Festivities at the banquet were beginning to flag a fraction. The capons had been disposed of by various means, as had the bread, and the sack ration was finished. Bowls of a sweet substance described in the prospectus as “possets and syllabubs” had been distributed and diagnosed by the critical as nothing more exotic than Sucro-wip’s Insta-Creme. Other malcontents were taking advantage of the minstrels’ refreshment interval to broadcast complaints that they had expected roast swan and a boar’s head or two, not a cafeteria snack.

       The less fastidious majority, though, was happy enough, if slightly restive. It was felt that some new impetus to the proceedings was needed. Even the first-class customers at the Baronial Board (who had been joined, a little late, by Mr Tudor in a Cardinal Wolsey set) seemed to be running low on jocosity. Some of the ladies had thankfully taken off their wimples.

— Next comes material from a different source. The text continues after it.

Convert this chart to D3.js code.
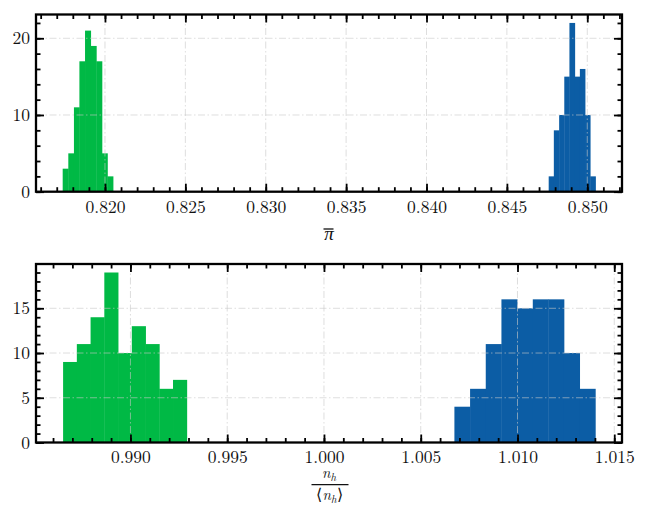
<!DOCTYPE html>
<html>
<head>
<meta charset="utf-8">
<script src="https://cdn.jsdelivr.net/npm/d3@7"></script>
<style>
  body { margin: 0; background: #fff; }
</style>
</head>
<body>
<div id="chart"></div>
<script>
// histogram bin edges + counts
const greenTopEdges = [0.81737, 0.81772, 0.81807, 0.81841, 0.81876, 0.81911, 0.81946, 0.81981, 0.82015, 0.82050];
const greenTopCounts = [3, 5, 11, 17, 21, 19, 17, 5, 2];
const blueTopEdges = [0.84760, 0.84792, 0.84825, 0.84857, 0.84889, 0.84922, 0.84954, 0.84986, 0.85018, 0.85051];
const blueTopCounts = [2, 8, 10, 15, 22, 15, 16, 10, 2];

const greenBotEdges = [0.98652, 0.98723, 0.98794, 0.98865, 0.98936, 0.99007, 0.99078, 0.99149, 0.99220, 0.99291];
const greenBotCounts = [9, 11, 14, 19, 10, 13, 11, 6, 7];
const blueBotEdges = [1.00674, 1.00755, 1.00836, 1.00917, 1.00998, 1.01079, 1.01159, 1.01240, 1.01321, 1.01402];
const blueBotCounts = [4, 6, 11, 16, 15, 16, 16, 10, 6];

// ticks
const topXTicks = [0.820, 0.825, 0.830, 0.835, 0.840, 0.845, 0.850];
const topYTicks = [0, 10, 20];
const botXTicks = [0.990, 0.995, 1.000, 1.005, 1.010, 1.015];
const botYTicks = [0, 5, 10, 15];

const GREEN = "#00B945";
const BLUE = "#0C5DA5";
const SERIF = '"Latin Modern Roman"';

const svg = d3.select("#chart")
  .append("svg")
  .attr("width", 647)
  .attr("height", 506);

function panel(opts) {
  const { left, right, top, bottom } = opts.box;
  const w = right - left, h = bottom - top;
  const g = svg.append("g").attr("transform", `translate(${left},${top})`);

  const x = d3.scaleLinear().domain(opts.xDomain).range([0, w]);
  const y = d3.scaleLinear().domain(opts.yDomain).range([h, 0]);

  // bars
  opts.series.forEach(s => {
    const bins = s.counts.map((c, i) => ({ x0: s.edges[i], x1: s.edges[i + 1], c }));
    g.selectAll(null)
      .data(bins)
      .enter()
      .append("rect")
      .attr("x", d => x(d.x0))
      .attr("y", d => y(d.c))
      .attr("width", d => x(d.x1) - x(d.x0) + 0.4)
      .attr("height", d => y(0) - y(d.c))
      .attr("fill", s.color);
  });

  // grid (drawn over the bars, like the original)
  const grid = g.append("g")
    .attr("stroke", "#c8c8c8")
    .attr("stroke-opacity", 0.6)
    .attr("stroke-width", 1)
    .attr("stroke-dasharray", "7,2.5,1.5,2.5");
  grid.selectAll(".gx").data(opts.xTicks).enter().append("line")
    .attr("x1", d => x(d)).attr("x2", d => x(d)).attr("y1", 0).attr("y2", h);
  grid.selectAll(".gy").data(opts.yTicks).enter().append("line")
    .attr("y1", d => y(d)).attr("y2", d => y(d)).attr("x1", 0).attr("x2", w);

  const step = (a, b, s) => d3.range(Math.ceil(a / s - 1e-9), Math.floor(b / s + 1e-9) + 1).map(k => +(k * s).toFixed(6));
  const xMinor = step(opts.xDomain[0], opts.xDomain[1], opts.xMinor);
  const yMinor = step(opts.yDomain[0], opts.yDomain[1], opts.yMinor);

  const MAJ = 8, MIN = 4.5;
  const tickStyle = sel => {
    sel.select(".domain").remove();
    sel.selectAll(".tick line").attr("stroke", "#000").attr("stroke-width", 1.8);
    sel.selectAll(".tick text")
      .attr("font-size", 17.5)
      .attr("fill", "#111")
      .style("font-family", SERIF);
  };

  // bottom
  g.append("g").attr("transform", `translate(0,${h})`)
    .call(d3.axisBottom(x).tickValues(opts.xTicks).tickSize(-MAJ).tickPadding(8.5).tickFormat(d3.format(".3f")))
    .call(tickStyle);
  g.append("g").attr("transform", `translate(0,${h})`)
    .call(d3.axisBottom(x).tickValues(xMinor).tickSize(-MIN).tickFormat(""))
    .call(tickStyle);
  // top
  g.append("g")
    .call(d3.axisTop(x).tickValues(opts.xTicks).tickSize(-MAJ).tickFormat(""))
    .call(tickStyle);
  g.append("g")
    .call(d3.axisTop(x).tickValues(xMinor).tickSize(-MIN).tickFormat(""))
    .call(tickStyle);
  // left
  g.append("g")
    .call(d3.axisLeft(y).tickValues(opts.yTicks).tickSize(-MAJ).tickPadding(6).tickFormat(d3.format("d")))
    .call(tickStyle);
  g.append("g")
    .call(d3.axisLeft(y).tickValues(yMinor).tickSize(-MIN).tickFormat(""))
    .call(tickStyle);
  // right
  g.append("g").attr("transform", `translate(${w},0)`)
    .call(d3.axisRight(y).tickValues(opts.yTicks).tickSize(-MAJ).tickFormat(""))
    .call(tickStyle);
  g.append("g").attr("transform", `translate(${w},0)`)
    .call(d3.axisRight(y).tickValues(yMinor).tickSize(-MIN).tickFormat(""))
    .call(tickStyle);

  // frame
  g.append("rect")
    .attr("width", w).attr("height", h)
    .attr("fill", "none").attr("stroke", "#000").attr("stroke-width", 2.3);

  return g;
}

panel({
  box: { left: 36, right: 622, top: 14.5, bottom: 191.7 },
  xDomain: [0.81571, 0.85216],
  yDomain: [0, 23.1],
  xTicks: topXTicks, yTicks: topYTicks,
  xMinor: 0.001, yMinor: 2,
  series: [
    { edges: greenTopEdges, counts: greenTopCounts, color: GREEN },
    { edges: blueTopEdges, counts: blueTopCounts, color: BLUE }
  ]
});

panel({
  box: { left: 36, right: 622, top: 264, bottom: 442.5 },
  xDomain: [0.98512, 1.01540],
  yDomain: [0, 19.95],
  xTicks: botXTicks, yTicks: botYTicks,
  xMinor: 0.001, yMinor: 1,
  series: [
    { edges: greenBotEdges, counts: greenBotCounts, color: GREEN },
    { edges: blueBotEdges, counts: blueBotCounts, color: BLUE }
  ]
});

// x label, top: pi with a bar
svg.append("text")
  .attr("x", 329).attr("y", 240)
  .attr("text-anchor", "middle")
  .attr("font-size", 19)
  .attr("font-style", "italic")
  .attr("fill", "#111")
  .style("font-family", SERIF)
  .text("π");
svg.append("line")
  .attr("x1", 323.5).attr("x2", 333.5)
  .attr("y1", 229).attr("y2", 229)
  .attr("stroke", "#111").attr("stroke-width", 1.3);

// x label, bottom: n_h / <n_h>
const num = svg.append("text")
  .attr("x", 329).attr("y", 478)
  .attr("text-anchor", "middle")
  .attr("font-size", 14)
  .attr("fill", "#111")
  .style("font-family", SERIF);
num.append("tspan").attr("font-style", "italic").attr("font-size", 15).text("n");
num.append("tspan").attr("font-style", "italic").attr("font-size", 11).attr("dy", 3).text("h");

svg.append("line")
  .attr("x1", 311.5).attr("x2", 348.5)
  .attr("y1", 484.6).attr("y2", 484.6)
  .attr("stroke", "#111").attr("stroke-width", 1.3);

const den = svg.append("text")
  .attr("x", 329.5).attr("y", 500)
  .attr("text-anchor", "middle")
  .attr("font-size", 16)
  .attr("fill", "#111")
  .style("font-family", SERIF);
den.append("tspan").text("⟨");
den.append("tspan").attr("font-style", "italic").attr("font-size", 15).text("n");
den.append("tspan").attr("font-style", "italic").attr("font-size", 11).attr("dy", 3).text("h");
den.append("tspan").attr("dy", -3).text("⟩");
</script>
</body>
</html>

       The jester was perhaps the biggest disappointment of the evening. He was morose and hostile and had only one rejoinder to witty sallies—a gutteral expletive that sounded vaguely Russian. “He’s not as good as the fat one they had last week,” explained the quantity surveyor’s wife defensively to her neighbour. “I suppose they have to take what they can get these days.”

       “Okfukov!” muttered the jester yet again.

       In the minstrels’ gallery, Roy and his Rockadours were getting back into harness and adjusting microphones. The Nellies, plying to and from the bar with trays of tankards, patiently explained rules. “It’s not beer, it’s ale, see? And if you call ‘Miss’ I won’t serve you—you’ve got to shout out ‘Ho Wench!’ Right?” One of the electronic lutes gave forth a sample note like a chimney stack falling through a corrugated iron roof. Maid Marion looked aloft and waved cheerily to her husband.

       Suddenly her movements froze. Her smile faded and became a stare of incredulity.

       Roy, still clutching his lute, was being lifted above the head of a whiskered giant clad in what looked like a hearth rug. Thongs of hide criss-crossed the giant’s legs, which were thick and knotted like blackthorn trunks. On his head and jammed low over wild, red-rimmed eyes was a helmet flanked by cow horns.

       The giant bellowed. The whole assembly turned and stared upward. Maid Marion, convinced that her husband was about to be hurled out of the minstrels’ gallery, screeched. Other people applauded. They assumed the act to be part of the entertainment.

       When Roy was lowered, not precipitately into the hall, but more gently if not much less spectacularly into the Rockadours’ drum kit, the plaudits doubled.

       “Oh, yes,” explained Mrs Goshawk to the members of the Hambourne Women’s Institute, “this sort of thing often happened in the Middle Ages. Vikings, you know.”

       The ladies murmured appreciation.

       “Very cleverly got up,” said Mrs Goshawk.

       There was a dreadful yell a few feet behind her. She and her companions jumped in unison, then turned in time to see another hairy athlete leap upon the next table and begin to swing a double-edged axe around.

       “It’s to symbolise our being put to the sword,” Mrs Goshawk confided to those nearest to her. One or two clutched their handbags and pushed back their seats a little.